Ispirata dall’Archivio

Daniela Savini, classe 1975, originaria di Teramo, da molti anni vive nel Mantovano con la famiglia. Nell’ambito del suo percorso formativo ha incrociato la realtà dell’Archivio di Stato di Mantova a partire dal 2005.

Da funzionario della sala di studio la conobbi mentre era alle prese con la sua tesi di laurea, conseguita a Parma con il professor Arturo Calzona, sulla committenza della tribuna della Santissima Annunziata di Firenze, nel cuore del XV secolo: studentessa dai modi dolci e apparentemente remissivi, si è rivelata particolarmente tenace e determinata nel perseguire il proprio percorso di ricerca.
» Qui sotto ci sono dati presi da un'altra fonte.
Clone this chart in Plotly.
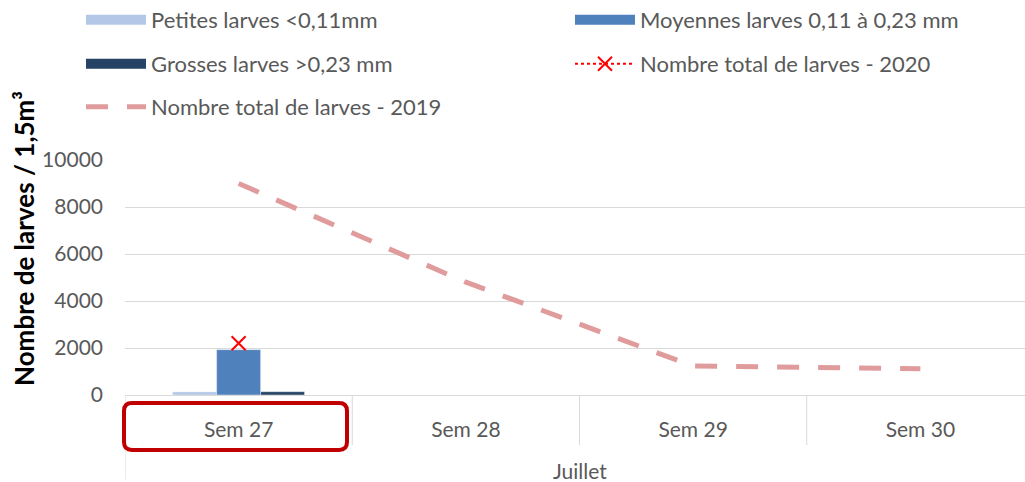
import plotly.graph_objects as go

weeks = ["Sem 27", "Sem 28", "Sem 29", "Sem 30"]
month = "Juillet"

petites = [130, None, None, None]
moyennes = [1930, None, None, None]
grosses = [140, None, None, None]
total_2020 = [2200, None, None, None]
total_2019 = [9000, 4800, 1230, 1120]

font_family = "Lato, Open Sans, Arial"
C_PET, C_MOY, C_GRO = "#B4C7E7", "#4F81BD", "#264264"
W, H = 1034, 482

fig = go.Figure()
fig.add_trace(go.Bar(x=weeks, y=petites, name="Petites larves <0,11mm", marker_color=C_PET, showlegend=False))
fig.add_trace(go.Bar(x=weeks, y=moyennes, name="Moyennes larves 0,11 à 0,23 mm", marker_color=C_MOY, showlegend=False))
fig.add_trace(go.Bar(x=weeks, y=grosses, name="Grosses larves >0,23 mm", marker_color=C_GRO, showlegend=False))
fig.add_trace(go.Scatter(x=weeks, y=total_2020, name="Nombre total de larves - 2020", mode="lines+markers",
                         line=dict(color="red", width=2, dash="dot"),
                         marker=dict(symbol="x-thin", size=14, line=dict(color="red", width=2)),
                         legend="legend4"))
fig.add_trace(go.Scatter(x=weeks, y=total_2019, name="Nombre total de larves - 2019", mode="lines",
                         line=dict(color="#E09C9C", width=5, dash="22px,19px"),
                         legend="legend5"))

# legend entries for bars (wide rectangles)
for name, col, lg in [("Petites larves <0,11mm", C_PET, "legend"),
                      ("Moyennes larves 0,11 à 0,23 mm", C_MOY, "legend2"),
                      ("Grosses larves >0,23 mm", C_GRO, "legend3")]:
    fig.add_trace(go.Scatter(x=[weeks[0]], y=[None], name=name, mode="lines",
                             line=dict(color=col, width=14), legend=lg, showlegend=True))

# dividers of the category axis
for xv, yb in [(-0.5, -0.36), (0.5, -0.213), (1.5, -0.213), (2.5, -0.213)]:
    fig.add_shape(type="line", xref="x", yref="paper", x0=xv, x1=xv, y0=0, y1=yb,
                  line=dict(color="#D9D9D9", width=1))

fig.add_annotation(x=1.5, xref="x", y=-0.32, yref="paper", text=month, showarrow=False,
                   font=dict(size=21, color="#595959"), yanchor="middle")

# y axis title
PW = W - 125
fig.add_annotation(x=(24 - 125) / PW, xref="paper", y=0.664, yref="paper", textangle=-90,
                   text="<b>Nombre de larves / 1,5m³</b>", showarrow=False,
                   font=dict(size=26, color="black"), xanchor="center", yanchor="middle")

# highlight box around Sem 27 label (rounded rectangle in paper coords)
x0, x1 = -1 / PW, 222 / PW
y0, y1 = -0.234, -0.034
rx, ry = 8 / PW, 0.034
path = (f"M{x0+rx},{y1} L{x1-rx},{y1} Q{x1},{y1} {x1},{y1-ry} "
        f"L{x1},{y0+ry} Q{x1},{y0} {x1-rx},{y0} L{x0+rx},{y0} "
        f"Q{x0},{y0} {x0},{y0+ry} L{x0},{y1-ry} Q{x0},{y1} {x0+rx},{y1} Z")
fig.add_shape(type="path", path=path, xref="paper", yref="paper",
              line=dict(color="#C00000", width=4))

def lg(xpx, ypx):
    return dict(x=xpx / W, y=1 - ypx / H, xref="container", yref="container",
                xanchor="left", yanchor="middle", orientation="h",
                font=dict(size=22, color="#595959", family=font_family),
                bgcolor="rgba(0,0,0,0)", itemwidth=60)

fig.update_layout(
    width=W, height=H,
    margin=dict(l=125, r=0, t=160, b=87, autoexpand=False),
    paper_bgcolor="white", plot_bgcolor="white",
    barmode="group", bargap=0.42, bargroupgap=0,
    font=dict(family=font_family, color="#595959", size=21),
    legend=lg(81, 20), legend2=lg(570, 20), legend3=lg(81, 64),
    legend4=lg(570, 64), legend5=lg(81, 107),
    showlegend=True,
)
fig.update_xaxes(type="category", range=[-0.5, 3.5], showline=True, linecolor="#D9D9D9", linewidth=1,
                 tickfont=dict(size=21, color="#595959"), showgrid=False, ticks="",
                 ticklabelstandoff=16, automargin=False)
fig.update_yaxes(range=[0, 10000], dtick=2000, tickformat="d", showgrid=True, gridcolor="#D9D9D9", gridwidth=1,
                 zeroline=False, showline=False, tickfont=dict(size=21, color="#595959"),
                 ticks="", ticklabelstandoff=21, automargin=False)

fig.write_html("out.html", config={"displayModeBar": False},
               post_script="document.body.style.margin='0';document.body.style.overflow='hidden';")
Percorso che, come talvolta accade nelle persone più sensibili e dotate che frequentano la nostra sala di studio, si è trasformato in un viaggio di maturazione e crescita interiore.

Come lei stessa ci rivela, l’esperienza della ricerca storica, con il suo portato di scoperte, nuove letture ed al contempo inevitabili difficoltà, incomprensioni e frustrazioni, si è tramutato in un lavoro di scavo nel proprio io, alla ricerca di un sé temporaneamente smarrito.

La magia dell’archivio si è così nuovamente manifestata: ripercorrendo le vite e le sorti di altri individui, attraverso il mare delle carte solcate dalle scie lasciate dai pennini, è stato possibile sprofondare dolcemente nell’essenza del proprio essere, in un’esperienza liberatoria e vivificatrice.

Una sorta di percorso analitico autogestito, privo di controindicazioni, perché condotto dal ricercatore fino al punto in cui egli stesso vuole arrivare, con la possibilità di abbandonare il viaggio, o di fermarsi alla semplice ricostruzione storica dei fatti e dei personaggi indagati. Salvo invece arrivare a scoprire le assonanze tra le azioni, le passioni, le motivazioni e i sentimenti di uomini e donne d’altri tempi con il proprio vissuto, in un processo scientifico e catartico al tempo stesso, di analisi e sintesi, ed infine di ricomposizione, per attingere alla parte più intima e sconosciuta del proprio essere.

Questo penso sia successo a Daniela, e questa la ragione del suo omaggio all’Archivio di Stato con la serie di incisioni ispirate alle immagini dei depositi storici.

Anche la tecnica adottata dall’artista consuona con la manoscrittura dei documenti: la puntasecca, come uno strumento grafico, percorre la superficie della lastra incidendovi i tratti.

Il gesto della mano ripercorre minuziosamente ogni particolare dell’immagine, penetrandone consapevolmente ogni minimo dettaglio, ma le barbe ai bordi del solco non vengono eliminati, generando nella fase di impressione la caratteristica resa chiaroscurale.

Il viaggio fisico attraverso l’edificio dell’Archivio di Stato, con i particolari delle grandi finestre ad archi a tutto sesto, delle scale a chiocciola e degli ombrosi scaffali, attraverso la resa dell’incisione, che è al tempo stesso analitica ed evocativa, si traduce in un percorso simbolico denso di rimandi. Tra rigorose geometrie, sature ombre e giochi di luce, l’artista ripercorre il suo viaggio nel tempo e nella memoria, ritrovando l’essenza del proprio vissuto.